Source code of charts
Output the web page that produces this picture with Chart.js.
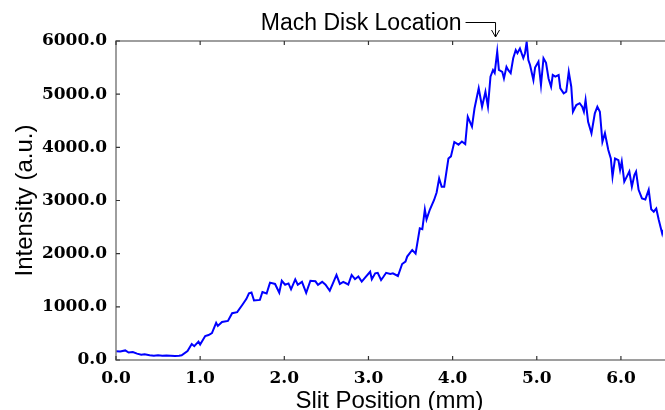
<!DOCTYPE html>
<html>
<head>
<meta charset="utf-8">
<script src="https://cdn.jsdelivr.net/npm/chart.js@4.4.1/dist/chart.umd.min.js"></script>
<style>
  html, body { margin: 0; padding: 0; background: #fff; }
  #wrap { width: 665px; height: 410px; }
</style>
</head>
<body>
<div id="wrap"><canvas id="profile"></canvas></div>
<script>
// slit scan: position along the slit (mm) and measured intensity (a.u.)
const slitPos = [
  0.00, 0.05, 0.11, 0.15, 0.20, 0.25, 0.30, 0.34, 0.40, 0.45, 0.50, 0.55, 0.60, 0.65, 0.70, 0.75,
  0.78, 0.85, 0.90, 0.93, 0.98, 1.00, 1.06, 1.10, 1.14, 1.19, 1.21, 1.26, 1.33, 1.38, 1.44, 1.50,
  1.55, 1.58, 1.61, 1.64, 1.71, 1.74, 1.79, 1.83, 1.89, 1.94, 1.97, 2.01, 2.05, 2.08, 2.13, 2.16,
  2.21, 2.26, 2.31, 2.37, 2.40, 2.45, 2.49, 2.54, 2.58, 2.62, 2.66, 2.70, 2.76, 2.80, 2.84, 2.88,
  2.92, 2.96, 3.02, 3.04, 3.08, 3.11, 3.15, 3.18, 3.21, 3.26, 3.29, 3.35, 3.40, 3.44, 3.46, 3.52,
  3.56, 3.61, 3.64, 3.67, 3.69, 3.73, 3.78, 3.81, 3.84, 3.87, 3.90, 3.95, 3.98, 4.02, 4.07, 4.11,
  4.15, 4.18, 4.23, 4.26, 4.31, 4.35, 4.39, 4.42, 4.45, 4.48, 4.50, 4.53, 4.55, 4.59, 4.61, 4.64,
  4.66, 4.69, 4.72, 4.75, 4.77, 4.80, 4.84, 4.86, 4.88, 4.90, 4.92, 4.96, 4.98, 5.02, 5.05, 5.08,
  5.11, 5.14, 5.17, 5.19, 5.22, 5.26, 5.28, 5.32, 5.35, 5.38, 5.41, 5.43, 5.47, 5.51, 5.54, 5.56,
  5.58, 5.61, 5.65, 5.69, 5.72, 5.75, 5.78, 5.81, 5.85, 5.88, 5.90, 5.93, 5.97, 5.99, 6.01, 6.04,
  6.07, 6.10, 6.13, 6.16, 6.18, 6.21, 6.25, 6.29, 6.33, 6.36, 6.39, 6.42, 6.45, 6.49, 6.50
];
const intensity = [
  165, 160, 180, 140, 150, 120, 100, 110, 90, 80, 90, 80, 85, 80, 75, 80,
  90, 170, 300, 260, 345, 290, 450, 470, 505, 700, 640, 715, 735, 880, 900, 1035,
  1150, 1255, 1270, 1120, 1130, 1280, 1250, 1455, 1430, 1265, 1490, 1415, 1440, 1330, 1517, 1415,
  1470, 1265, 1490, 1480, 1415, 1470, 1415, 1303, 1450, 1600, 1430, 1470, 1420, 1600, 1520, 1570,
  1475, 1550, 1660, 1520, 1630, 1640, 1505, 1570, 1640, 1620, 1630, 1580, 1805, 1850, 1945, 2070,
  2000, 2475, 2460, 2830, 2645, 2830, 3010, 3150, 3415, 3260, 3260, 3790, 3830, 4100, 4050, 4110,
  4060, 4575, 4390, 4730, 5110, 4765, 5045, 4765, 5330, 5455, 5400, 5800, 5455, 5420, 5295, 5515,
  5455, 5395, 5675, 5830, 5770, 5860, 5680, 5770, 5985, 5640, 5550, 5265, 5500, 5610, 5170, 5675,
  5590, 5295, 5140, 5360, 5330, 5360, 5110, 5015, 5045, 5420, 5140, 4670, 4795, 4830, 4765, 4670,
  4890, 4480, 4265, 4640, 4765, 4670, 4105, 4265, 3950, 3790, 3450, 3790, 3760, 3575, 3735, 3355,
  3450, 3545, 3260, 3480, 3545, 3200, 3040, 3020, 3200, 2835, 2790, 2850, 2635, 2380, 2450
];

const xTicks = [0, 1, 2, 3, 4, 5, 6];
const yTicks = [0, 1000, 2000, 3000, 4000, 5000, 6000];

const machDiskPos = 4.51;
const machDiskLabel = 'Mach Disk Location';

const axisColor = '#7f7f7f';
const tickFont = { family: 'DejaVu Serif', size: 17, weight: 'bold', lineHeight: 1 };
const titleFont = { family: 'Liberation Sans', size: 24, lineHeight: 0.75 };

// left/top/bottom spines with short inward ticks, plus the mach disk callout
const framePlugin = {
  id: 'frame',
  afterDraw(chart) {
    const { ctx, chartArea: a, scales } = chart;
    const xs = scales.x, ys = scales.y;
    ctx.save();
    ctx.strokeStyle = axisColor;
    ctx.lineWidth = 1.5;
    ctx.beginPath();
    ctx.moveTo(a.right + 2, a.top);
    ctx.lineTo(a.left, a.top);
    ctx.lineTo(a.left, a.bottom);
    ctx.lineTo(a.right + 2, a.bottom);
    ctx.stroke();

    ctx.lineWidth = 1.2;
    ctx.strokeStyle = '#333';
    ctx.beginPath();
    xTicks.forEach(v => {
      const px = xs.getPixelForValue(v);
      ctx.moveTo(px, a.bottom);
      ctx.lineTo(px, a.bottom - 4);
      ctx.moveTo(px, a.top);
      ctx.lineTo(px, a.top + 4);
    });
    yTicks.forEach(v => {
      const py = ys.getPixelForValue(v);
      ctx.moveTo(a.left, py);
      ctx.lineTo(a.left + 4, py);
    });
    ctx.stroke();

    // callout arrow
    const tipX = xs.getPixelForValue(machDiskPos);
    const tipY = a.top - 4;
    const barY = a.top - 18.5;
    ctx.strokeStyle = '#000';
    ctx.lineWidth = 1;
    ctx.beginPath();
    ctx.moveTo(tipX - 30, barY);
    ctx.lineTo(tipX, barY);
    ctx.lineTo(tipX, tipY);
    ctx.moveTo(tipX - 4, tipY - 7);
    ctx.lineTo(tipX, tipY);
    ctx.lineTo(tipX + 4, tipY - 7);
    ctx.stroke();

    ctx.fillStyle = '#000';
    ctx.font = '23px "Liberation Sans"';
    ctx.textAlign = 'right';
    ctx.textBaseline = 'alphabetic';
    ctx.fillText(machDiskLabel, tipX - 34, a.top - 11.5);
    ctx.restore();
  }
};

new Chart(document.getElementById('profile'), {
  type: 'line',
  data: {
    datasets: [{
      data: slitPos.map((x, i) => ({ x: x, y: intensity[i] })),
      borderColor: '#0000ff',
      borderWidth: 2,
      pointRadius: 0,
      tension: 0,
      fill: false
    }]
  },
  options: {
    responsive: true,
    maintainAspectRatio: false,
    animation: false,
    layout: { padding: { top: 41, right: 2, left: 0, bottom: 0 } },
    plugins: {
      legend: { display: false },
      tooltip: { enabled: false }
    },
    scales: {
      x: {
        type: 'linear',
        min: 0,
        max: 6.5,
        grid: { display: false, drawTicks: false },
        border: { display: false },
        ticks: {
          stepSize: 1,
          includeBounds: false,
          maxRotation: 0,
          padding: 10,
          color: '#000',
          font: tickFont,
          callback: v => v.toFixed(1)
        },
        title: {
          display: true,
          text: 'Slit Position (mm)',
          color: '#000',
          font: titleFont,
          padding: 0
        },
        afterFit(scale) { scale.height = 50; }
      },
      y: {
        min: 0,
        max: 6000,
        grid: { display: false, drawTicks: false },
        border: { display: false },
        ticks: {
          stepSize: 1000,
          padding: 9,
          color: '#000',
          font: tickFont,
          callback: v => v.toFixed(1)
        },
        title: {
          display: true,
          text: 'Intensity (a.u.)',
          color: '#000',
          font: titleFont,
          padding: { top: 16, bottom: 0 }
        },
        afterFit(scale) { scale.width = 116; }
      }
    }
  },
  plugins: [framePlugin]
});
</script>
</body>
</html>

---

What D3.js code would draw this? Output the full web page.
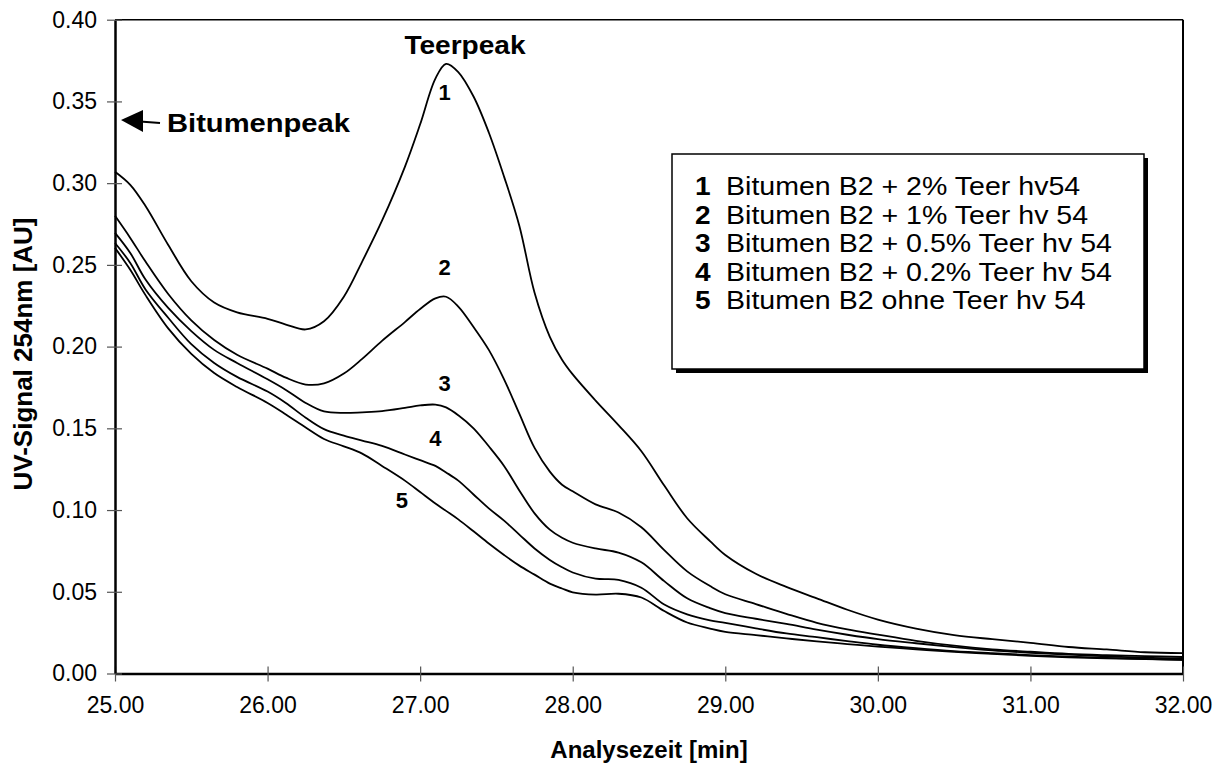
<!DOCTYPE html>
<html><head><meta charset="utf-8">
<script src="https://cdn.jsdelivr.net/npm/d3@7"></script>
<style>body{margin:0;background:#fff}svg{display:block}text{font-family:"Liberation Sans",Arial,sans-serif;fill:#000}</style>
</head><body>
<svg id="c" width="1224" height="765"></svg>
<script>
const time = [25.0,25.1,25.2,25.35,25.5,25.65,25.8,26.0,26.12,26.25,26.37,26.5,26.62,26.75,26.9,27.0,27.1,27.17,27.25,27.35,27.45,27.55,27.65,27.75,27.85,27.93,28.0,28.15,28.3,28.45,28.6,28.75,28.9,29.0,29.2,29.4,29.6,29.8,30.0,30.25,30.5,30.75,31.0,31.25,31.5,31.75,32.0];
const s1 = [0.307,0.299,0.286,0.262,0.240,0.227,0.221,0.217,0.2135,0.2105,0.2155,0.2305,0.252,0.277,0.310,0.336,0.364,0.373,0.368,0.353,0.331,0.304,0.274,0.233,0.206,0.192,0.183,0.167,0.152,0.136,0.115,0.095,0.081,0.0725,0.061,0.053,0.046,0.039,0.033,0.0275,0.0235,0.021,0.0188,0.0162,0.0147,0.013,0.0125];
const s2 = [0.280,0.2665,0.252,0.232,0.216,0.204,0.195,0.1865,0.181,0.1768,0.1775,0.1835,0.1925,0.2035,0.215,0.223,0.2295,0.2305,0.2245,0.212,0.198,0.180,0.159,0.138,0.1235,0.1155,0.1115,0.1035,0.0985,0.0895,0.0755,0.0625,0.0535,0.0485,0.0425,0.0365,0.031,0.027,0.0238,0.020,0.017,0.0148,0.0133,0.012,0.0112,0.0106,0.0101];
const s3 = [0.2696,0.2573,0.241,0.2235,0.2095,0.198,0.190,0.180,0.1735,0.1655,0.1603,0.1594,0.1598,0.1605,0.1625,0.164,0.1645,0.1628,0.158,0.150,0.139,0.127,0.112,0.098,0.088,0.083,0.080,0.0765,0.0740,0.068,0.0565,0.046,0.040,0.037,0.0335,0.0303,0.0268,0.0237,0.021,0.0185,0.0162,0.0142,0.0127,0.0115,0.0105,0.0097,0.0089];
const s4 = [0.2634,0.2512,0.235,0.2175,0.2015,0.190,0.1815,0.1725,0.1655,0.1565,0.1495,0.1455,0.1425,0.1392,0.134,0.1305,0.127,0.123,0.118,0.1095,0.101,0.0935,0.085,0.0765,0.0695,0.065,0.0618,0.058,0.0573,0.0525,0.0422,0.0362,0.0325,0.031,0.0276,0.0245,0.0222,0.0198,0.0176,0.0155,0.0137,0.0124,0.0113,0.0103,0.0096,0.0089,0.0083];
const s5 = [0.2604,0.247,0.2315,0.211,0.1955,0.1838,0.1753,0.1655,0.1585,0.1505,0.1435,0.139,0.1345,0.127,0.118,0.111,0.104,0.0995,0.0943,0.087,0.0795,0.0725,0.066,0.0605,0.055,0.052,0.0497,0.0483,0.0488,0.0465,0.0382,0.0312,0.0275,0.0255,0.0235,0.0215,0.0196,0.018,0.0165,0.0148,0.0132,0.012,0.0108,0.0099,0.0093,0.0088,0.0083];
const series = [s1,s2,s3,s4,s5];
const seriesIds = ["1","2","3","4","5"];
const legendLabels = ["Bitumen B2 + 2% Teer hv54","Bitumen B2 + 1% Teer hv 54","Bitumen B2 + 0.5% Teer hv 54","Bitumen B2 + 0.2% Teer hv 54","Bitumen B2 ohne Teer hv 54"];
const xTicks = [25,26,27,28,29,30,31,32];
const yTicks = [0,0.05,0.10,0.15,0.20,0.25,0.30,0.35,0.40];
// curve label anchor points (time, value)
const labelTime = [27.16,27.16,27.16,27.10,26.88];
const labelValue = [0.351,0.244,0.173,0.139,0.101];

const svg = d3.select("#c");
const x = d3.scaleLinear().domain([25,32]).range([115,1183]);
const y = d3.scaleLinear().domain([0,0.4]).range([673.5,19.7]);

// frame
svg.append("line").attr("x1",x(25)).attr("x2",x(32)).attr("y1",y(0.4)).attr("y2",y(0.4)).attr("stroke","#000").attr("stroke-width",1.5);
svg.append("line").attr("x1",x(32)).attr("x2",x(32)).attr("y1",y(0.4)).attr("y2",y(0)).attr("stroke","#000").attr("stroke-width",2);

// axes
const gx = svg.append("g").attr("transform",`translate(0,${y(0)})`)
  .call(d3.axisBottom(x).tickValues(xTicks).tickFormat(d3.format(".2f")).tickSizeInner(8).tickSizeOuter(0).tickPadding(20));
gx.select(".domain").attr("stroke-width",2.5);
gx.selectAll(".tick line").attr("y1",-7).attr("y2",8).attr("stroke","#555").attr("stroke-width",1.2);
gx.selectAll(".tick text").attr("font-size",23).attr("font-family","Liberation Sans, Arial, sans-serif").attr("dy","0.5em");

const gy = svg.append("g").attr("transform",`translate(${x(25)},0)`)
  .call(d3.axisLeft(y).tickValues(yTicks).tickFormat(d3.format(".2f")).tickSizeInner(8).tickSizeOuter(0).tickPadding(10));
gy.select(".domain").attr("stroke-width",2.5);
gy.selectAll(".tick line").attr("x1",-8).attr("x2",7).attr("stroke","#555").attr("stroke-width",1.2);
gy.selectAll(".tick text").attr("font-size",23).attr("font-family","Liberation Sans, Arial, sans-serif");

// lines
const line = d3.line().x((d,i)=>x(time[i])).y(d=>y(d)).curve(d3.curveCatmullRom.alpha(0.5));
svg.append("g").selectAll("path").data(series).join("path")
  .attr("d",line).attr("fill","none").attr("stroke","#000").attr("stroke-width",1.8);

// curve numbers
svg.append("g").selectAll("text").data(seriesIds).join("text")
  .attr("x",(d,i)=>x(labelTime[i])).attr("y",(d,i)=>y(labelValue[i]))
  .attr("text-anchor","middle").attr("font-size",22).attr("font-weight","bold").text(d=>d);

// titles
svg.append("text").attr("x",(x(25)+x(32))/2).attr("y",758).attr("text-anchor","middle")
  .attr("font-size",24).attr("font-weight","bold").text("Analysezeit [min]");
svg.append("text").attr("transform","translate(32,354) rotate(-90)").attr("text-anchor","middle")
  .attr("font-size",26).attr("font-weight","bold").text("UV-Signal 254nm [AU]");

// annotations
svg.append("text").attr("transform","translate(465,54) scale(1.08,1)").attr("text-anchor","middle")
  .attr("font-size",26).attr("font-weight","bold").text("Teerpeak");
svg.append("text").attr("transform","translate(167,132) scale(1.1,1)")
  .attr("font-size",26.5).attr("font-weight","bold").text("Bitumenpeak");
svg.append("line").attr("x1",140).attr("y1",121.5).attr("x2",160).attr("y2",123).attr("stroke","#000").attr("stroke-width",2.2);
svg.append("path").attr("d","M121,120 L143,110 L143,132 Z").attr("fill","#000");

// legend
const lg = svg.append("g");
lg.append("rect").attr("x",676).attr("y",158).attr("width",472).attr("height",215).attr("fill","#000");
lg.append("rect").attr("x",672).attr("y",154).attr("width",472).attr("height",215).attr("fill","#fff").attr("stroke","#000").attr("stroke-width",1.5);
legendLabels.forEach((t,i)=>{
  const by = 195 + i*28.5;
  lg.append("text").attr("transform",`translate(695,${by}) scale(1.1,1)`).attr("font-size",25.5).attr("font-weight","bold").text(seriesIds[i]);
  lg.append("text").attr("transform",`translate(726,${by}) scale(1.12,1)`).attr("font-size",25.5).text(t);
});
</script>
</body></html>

### GIVEN TASK
Spot every line that holds "Output" and copy it.

### PROBLEM SOLUTION
Output the web page that produces this picture with Chart.js.
What D3.js code would draw this? Output the full web page.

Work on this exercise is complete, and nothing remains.